*Task objective:* Copy out the data below as written; omit any images.

*Supplied data:*
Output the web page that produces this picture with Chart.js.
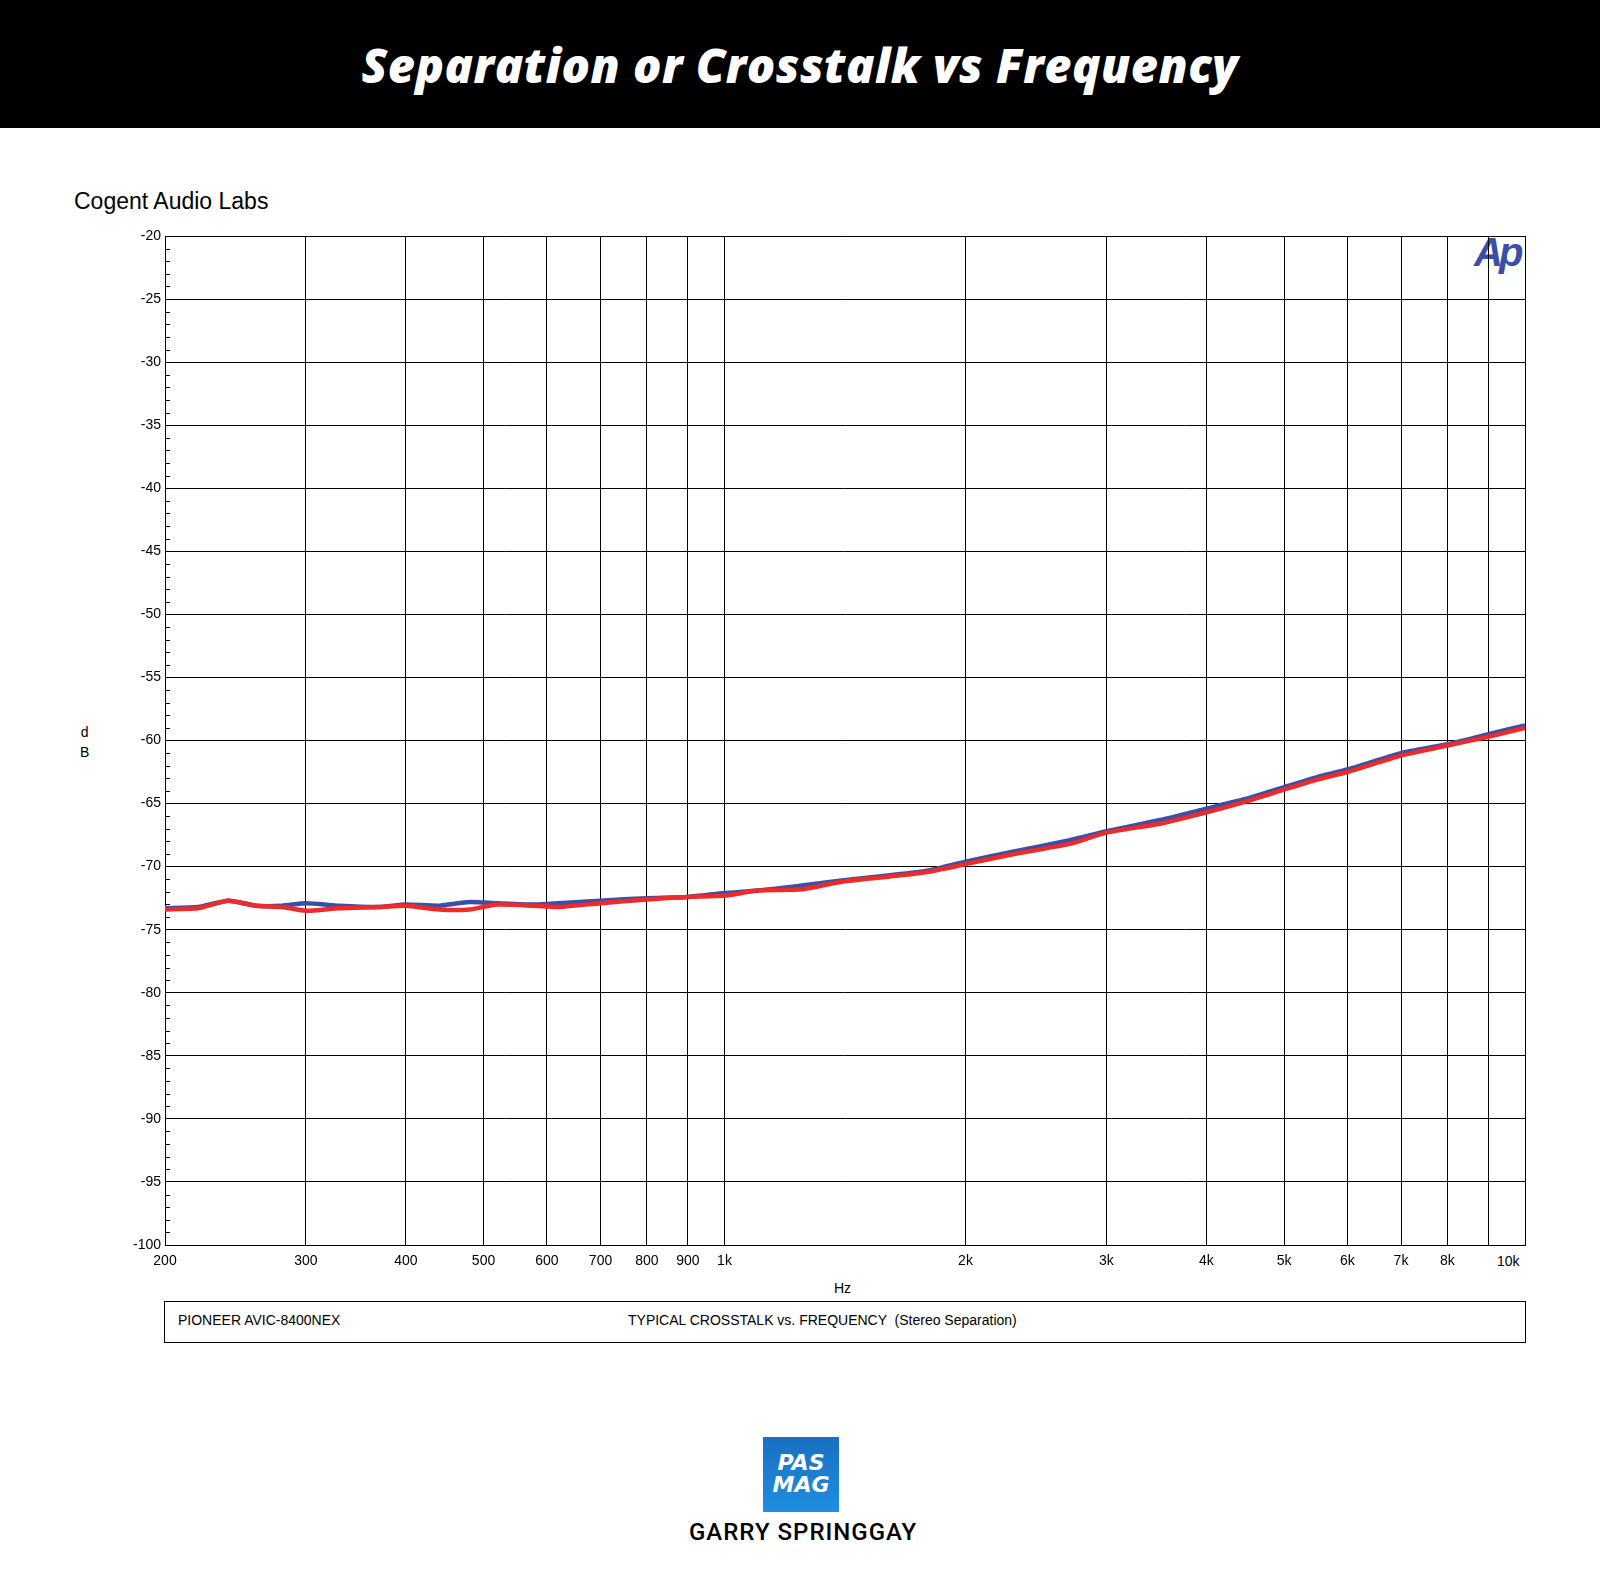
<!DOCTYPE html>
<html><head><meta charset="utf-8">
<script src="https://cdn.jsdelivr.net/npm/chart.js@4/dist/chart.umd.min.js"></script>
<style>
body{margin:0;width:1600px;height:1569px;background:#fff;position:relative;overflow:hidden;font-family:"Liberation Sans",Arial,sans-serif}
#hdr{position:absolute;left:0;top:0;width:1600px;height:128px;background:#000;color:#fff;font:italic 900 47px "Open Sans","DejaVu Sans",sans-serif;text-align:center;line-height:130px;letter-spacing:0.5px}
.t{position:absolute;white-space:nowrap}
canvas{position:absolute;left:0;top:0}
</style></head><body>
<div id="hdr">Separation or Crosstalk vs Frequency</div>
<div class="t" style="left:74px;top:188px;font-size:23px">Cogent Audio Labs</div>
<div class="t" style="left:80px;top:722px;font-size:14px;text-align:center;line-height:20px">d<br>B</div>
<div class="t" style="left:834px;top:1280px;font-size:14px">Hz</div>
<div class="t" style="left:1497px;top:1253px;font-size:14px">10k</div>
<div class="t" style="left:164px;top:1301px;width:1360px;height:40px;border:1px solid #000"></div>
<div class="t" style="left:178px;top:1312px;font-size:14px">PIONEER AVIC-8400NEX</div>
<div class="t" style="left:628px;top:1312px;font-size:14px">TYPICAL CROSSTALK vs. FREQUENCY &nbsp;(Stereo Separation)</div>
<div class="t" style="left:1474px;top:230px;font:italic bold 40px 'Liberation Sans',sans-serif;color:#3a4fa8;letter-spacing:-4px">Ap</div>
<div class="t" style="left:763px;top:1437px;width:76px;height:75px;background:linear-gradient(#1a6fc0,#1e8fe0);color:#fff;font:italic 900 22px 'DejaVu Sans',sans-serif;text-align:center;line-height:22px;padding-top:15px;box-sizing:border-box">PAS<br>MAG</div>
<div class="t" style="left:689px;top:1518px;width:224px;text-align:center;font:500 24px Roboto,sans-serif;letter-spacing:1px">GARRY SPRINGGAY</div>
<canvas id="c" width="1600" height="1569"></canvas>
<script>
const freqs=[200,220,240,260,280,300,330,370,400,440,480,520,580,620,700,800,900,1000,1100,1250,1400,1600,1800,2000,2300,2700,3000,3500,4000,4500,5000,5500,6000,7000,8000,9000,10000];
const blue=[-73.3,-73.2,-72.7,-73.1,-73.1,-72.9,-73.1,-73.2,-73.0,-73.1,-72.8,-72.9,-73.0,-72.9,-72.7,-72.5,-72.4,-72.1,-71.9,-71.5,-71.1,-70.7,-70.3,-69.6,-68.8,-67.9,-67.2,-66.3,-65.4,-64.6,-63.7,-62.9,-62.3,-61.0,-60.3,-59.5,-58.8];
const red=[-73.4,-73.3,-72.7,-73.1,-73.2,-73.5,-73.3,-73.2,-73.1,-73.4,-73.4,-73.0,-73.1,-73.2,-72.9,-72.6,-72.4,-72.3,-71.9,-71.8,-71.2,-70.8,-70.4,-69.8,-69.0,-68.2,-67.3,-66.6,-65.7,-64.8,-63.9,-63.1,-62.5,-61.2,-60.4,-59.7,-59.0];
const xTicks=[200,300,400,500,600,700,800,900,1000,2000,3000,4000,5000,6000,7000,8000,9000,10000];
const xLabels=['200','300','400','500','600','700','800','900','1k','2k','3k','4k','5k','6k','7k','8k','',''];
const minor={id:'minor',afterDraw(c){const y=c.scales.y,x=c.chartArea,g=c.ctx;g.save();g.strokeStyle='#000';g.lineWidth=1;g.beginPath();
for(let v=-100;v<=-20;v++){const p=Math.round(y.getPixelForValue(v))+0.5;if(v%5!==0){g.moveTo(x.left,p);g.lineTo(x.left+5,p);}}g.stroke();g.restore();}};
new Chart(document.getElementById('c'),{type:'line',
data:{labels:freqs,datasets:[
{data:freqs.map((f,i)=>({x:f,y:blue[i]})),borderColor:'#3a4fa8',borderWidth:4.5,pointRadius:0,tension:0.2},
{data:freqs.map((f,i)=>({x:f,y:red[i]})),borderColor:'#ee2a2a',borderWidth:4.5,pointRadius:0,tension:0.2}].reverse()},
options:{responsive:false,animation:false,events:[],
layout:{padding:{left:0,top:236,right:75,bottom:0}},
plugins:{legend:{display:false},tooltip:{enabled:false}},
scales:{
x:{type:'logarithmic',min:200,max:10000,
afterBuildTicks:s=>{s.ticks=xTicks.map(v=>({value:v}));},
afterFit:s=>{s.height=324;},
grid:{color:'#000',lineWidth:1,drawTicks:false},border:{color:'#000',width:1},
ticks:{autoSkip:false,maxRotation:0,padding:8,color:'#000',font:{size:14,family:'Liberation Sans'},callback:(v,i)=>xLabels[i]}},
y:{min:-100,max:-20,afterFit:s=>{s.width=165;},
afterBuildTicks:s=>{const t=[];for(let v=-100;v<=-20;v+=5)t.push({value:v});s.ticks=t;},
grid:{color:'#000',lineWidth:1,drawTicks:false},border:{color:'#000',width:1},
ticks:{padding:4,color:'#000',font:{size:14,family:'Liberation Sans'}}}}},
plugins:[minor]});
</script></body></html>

*Answer to the exercise:*
Output the web page that produces this picture with Chart.js.
<!DOCTYPE html>
<html><head><meta charset="utf-8">
<script src="https://cdn.jsdelivr.net/npm/chart.js@4/dist/chart.umd.min.js"></script>
<style>
body{margin:0;width:1600px;height:1569px;background:#fff;position:relative;overflow:hidden;font-family:"Liberation Sans",Arial,sans-serif}
#hdr{position:absolute;left:0;top:0;width:1600px;height:128px;background:#000;color:#fff;font:italic 900 47px "Open Sans","DejaVu Sans",sans-serif;text-align:center;line-height:130px;letter-spacing:0.5px}
.t{position:absolute;white-space:nowrap}
canvas{position:absolute;left:0;top:0}
</style></head><body>
<div id="hdr">Separation or Crosstalk vs Frequency</div>
<div class="t" style="left:74px;top:188px;font-size:23px">Cogent Audio Labs</div>
<div class="t" style="left:80px;top:722px;font-size:14px;text-align:center;line-height:20px">d<br>B</div>
<div class="t" style="left:834px;top:1280px;font-size:14px">Hz</div>
<div class="t" style="left:1497px;top:1253px;font-size:14px">10k</div>
<div class="t" style="left:164px;top:1301px;width:1360px;height:40px;border:1px solid #000"></div>
<div class="t" style="left:178px;top:1312px;font-size:14px">PIONEER AVIC-8400NEX</div>
<div class="t" style="left:628px;top:1312px;font-size:14px">TYPICAL CROSSTALK vs. FREQUENCY &nbsp;(Stereo Separation)</div>
<div class="t" style="left:1474px;top:230px;font:italic bold 40px 'Liberation Sans',sans-serif;color:#3a4fa8;letter-spacing:-4px">Ap</div>
<div class="t" style="left:763px;top:1437px;width:76px;height:75px;background:linear-gradient(#1a6fc0,#1e8fe0);color:#fff;font:italic 900 22px 'DejaVu Sans',sans-serif;text-align:center;line-height:22px;padding-top:15px;box-sizing:border-box">PAS<br>MAG</div>
<div class="t" style="left:689px;top:1518px;width:224px;text-align:center;font:500 24px Roboto,sans-serif;letter-spacing:1px">GARRY SPRINGGAY</div>
<canvas id="c" width="1600" height="1569"></canvas>
<script>
const freqs=[200,220,240,260,280,300,330,370,400,440,480,520,580,620,700,800,900,1000,1100,1250,1400,1600,1800,2000,2300,2700,3000,3500,4000,4500,5000,5500,6000,7000,8000,9000,10000];
const blue=[-73.3,-73.2,-72.7,-73.1,-73.1,-72.9,-73.1,-73.2,-73.0,-73.1,-72.8,-72.9,-73.0,-72.9,-72.7,-72.5,-72.4,-72.1,-71.9,-71.5,-71.1,-70.7,-70.3,-69.6,-68.8,-67.9,-67.2,-66.3,-65.4,-64.6,-63.7,-62.9,-62.3,-61.0,-60.3,-59.5,-58.8];
const red=[-73.4,-73.3,-72.7,-73.1,-73.2,-73.5,-73.3,-73.2,-73.1,-73.4,-73.4,-73.0,-73.1,-73.2,-72.9,-72.6,-72.4,-72.3,-71.9,-71.8,-71.2,-70.8,-70.4,-69.8,-69.0,-68.2,-67.3,-66.6,-65.7,-64.8,-63.9,-63.1,-62.5,-61.2,-60.4,-59.7,-59.0];
const xTicks=[200,300,400,500,600,700,800,900,1000,2000,3000,4000,5000,6000,7000,8000,9000,10000];
const xLabels=['200','300','400','500','600','700','800','900','1k','2k','3k','4k','5k','6k','7k','8k','',''];
const minor={id:'minor',afterDraw(c){const y=c.scales.y,x=c.chartArea,g=c.ctx;g.save();g.strokeStyle='#000';g.lineWidth=1;g.beginPath();
for(let v=-100;v<=-20;v++){const p=Math.round(y.getPixelForValue(v))+0.5;if(v%5!==0){g.moveTo(x.left,p);g.lineTo(x.left+5,p);}}g.stroke();g.restore();}};
new Chart(document.getElementById('c'),{type:'line',
data:{labels:freqs,datasets:[
{data:freqs.map((f,i)=>({x:f,y:blue[i]})),borderColor:'#3a4fa8',borderWidth:4.5,pointRadius:0,tension:0.2},
{data:freqs.map((f,i)=>({x:f,y:red[i]})),borderColor:'#ee2a2a',borderWidth:4.5,pointRadius:0,tension:0.2}].reverse()},
options:{responsive:false,animation:false,events:[],
layout:{padding:{left:0,top:236,right:75,bottom:0}},
plugins:{legend:{display:false},tooltip:{enabled:false}},
scales:{
x:{type:'logarithmic',min:200,max:10000,
afterBuildTicks:s=>{s.ticks=xTicks.map(v=>({value:v}));},
afterFit:s=>{s.height=324;},
grid:{color:'#000',lineWidth:1,drawTicks:false},border:{color:'#000',width:1},
ticks:{autoSkip:false,maxRotation:0,padding:8,color:'#000',font:{size:14,family:'Liberation Sans'},callback:(v,i)=>xLabels[i]}},
y:{min:-100,max:-20,afterFit:s=>{s.width=165;},
afterBuildTicks:s=>{const t=[];for(let v=-100;v<=-20;v+=5)t.push({value:v});s.ticks=t;},
grid:{color:'#000',lineWidth:1,drawTicks:false},border:{color:'#000',width:1},
ticks:{padding:4,color:'#000',font:{size:14,family:'Liberation Sans'}}}}},
plugins:[minor]});
</script></body></html>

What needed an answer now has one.